Although things take a fairly more interesting turn in Aoi’s and Aris’s routes, and I can sort of see the outlines of a larger story the making, the game didn’t quite convince me that I want to see more. I will mention, though, that aside from Rimu, Aoi was another character whose dialogue I had fun reading, and I’m for giving props when props are due. Additionally, the supernatural twist came as a pleasant surprise, and had my attention for a while. I was wondering where the narrative would go with it, as it had some level of potential.

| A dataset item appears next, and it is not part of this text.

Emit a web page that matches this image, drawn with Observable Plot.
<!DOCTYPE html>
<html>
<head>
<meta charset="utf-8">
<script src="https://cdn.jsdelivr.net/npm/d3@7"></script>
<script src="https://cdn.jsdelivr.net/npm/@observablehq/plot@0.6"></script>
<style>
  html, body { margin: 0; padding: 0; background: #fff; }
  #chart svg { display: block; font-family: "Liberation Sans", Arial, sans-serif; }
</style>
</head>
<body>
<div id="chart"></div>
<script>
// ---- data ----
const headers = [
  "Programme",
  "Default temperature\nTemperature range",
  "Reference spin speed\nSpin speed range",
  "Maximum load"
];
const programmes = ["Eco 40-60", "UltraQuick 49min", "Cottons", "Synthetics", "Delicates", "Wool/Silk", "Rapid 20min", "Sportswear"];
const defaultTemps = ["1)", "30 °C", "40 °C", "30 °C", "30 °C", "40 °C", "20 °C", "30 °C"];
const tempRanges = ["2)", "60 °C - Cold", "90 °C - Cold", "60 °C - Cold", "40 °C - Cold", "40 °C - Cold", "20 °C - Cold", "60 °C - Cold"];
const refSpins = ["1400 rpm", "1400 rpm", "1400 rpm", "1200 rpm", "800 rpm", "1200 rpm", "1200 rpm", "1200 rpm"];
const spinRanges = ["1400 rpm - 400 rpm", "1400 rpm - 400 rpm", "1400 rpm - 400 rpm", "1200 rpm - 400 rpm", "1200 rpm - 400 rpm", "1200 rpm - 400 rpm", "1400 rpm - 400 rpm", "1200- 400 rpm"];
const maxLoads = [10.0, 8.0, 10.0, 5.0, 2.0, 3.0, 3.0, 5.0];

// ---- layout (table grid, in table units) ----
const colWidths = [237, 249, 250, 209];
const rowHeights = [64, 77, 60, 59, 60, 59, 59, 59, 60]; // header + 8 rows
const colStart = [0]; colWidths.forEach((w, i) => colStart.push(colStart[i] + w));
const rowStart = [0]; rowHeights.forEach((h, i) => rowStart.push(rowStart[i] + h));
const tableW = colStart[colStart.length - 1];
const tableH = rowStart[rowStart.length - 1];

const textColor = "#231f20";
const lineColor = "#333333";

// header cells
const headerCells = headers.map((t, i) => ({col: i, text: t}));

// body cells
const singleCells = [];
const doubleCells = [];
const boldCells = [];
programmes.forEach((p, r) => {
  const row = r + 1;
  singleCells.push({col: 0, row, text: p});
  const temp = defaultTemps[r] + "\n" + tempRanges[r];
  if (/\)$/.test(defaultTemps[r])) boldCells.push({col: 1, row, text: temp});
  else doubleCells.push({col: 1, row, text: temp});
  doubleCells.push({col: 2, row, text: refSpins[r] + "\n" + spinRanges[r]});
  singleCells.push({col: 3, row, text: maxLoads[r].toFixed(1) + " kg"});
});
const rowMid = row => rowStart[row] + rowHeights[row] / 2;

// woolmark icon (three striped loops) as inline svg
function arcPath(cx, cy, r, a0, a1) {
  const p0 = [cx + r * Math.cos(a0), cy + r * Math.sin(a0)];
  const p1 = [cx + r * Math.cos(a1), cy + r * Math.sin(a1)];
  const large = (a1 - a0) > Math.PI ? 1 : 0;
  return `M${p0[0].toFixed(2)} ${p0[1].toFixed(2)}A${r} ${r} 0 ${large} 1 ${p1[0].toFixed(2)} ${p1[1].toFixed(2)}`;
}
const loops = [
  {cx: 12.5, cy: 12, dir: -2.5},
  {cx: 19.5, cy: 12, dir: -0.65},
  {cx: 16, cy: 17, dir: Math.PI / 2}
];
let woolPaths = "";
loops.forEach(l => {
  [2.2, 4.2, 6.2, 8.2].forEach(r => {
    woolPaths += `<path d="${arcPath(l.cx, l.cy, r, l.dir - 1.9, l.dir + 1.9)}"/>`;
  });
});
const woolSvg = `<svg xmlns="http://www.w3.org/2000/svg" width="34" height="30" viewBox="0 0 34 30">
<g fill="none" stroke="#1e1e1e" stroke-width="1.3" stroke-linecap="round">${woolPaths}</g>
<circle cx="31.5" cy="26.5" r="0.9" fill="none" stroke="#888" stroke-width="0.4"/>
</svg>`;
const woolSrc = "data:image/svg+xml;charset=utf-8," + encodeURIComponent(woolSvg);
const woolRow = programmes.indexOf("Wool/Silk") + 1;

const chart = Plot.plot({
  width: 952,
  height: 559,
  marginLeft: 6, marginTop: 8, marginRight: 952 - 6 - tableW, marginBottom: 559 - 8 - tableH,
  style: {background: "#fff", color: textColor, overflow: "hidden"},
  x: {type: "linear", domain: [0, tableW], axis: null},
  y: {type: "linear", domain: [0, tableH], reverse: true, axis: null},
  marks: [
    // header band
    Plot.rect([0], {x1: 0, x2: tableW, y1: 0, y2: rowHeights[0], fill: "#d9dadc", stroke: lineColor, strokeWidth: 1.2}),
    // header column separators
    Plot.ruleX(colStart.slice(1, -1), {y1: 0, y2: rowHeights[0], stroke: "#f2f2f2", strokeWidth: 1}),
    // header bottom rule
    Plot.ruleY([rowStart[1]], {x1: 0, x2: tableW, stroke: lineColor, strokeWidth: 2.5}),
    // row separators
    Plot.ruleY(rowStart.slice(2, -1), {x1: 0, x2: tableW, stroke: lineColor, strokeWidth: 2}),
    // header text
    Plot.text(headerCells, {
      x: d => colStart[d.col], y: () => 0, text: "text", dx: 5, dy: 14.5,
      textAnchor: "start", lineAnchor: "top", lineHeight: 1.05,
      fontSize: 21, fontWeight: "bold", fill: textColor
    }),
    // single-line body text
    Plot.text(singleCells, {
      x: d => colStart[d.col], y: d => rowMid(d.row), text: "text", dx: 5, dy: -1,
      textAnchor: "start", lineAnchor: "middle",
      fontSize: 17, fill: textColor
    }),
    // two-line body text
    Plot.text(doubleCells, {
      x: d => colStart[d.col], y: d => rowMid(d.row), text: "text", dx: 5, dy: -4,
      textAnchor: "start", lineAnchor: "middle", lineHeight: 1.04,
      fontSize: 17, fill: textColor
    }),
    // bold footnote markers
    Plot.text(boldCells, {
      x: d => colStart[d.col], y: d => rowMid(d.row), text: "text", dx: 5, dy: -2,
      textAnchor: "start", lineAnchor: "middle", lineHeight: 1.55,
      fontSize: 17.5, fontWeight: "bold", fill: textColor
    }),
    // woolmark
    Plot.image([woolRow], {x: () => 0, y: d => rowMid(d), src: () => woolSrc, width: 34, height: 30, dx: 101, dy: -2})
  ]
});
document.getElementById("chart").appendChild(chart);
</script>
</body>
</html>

In the end, however, it didn’t quite evolve into anything that would really blow me away, or even want me to pursue the story any further in potential future installments. In all honesty, Aoi’s route felt like a gender-swapped version of Twilight with bland Average Joe falling madly in love with Supergirl for superfluous reasons, and while Aoi’s playful personality was refreshing, the plot just couldn’t hold my interest, unfortunately. I had similar feelings about Aris’ route, its basic plot seemingly snatched straight out of a shounen manga, abruptly ending with an Epilogue that felt more like a Prologue for things to come. But much like in the case of the Aoi route (or even Atti’s path, dealing with a more serious subject matter compared to Rimu’s route), I didn’t find the story and its presentation gripping enough for me to really care about most of these characters.
While I see faint sparkles of ambition in OTChi Kocchi, it is sadly all overshadowed by its sheer mediocrity. With two exceptions, I simply did not care about the characters, and the plot did nothing to convince me otherwise. All in all, this is a competently written, but ultimately forgettable title that I could only (mildly) recommend to diehard fans of either romance or shounen/superpower – and even then, there are better options out there, both in visual novels and anime.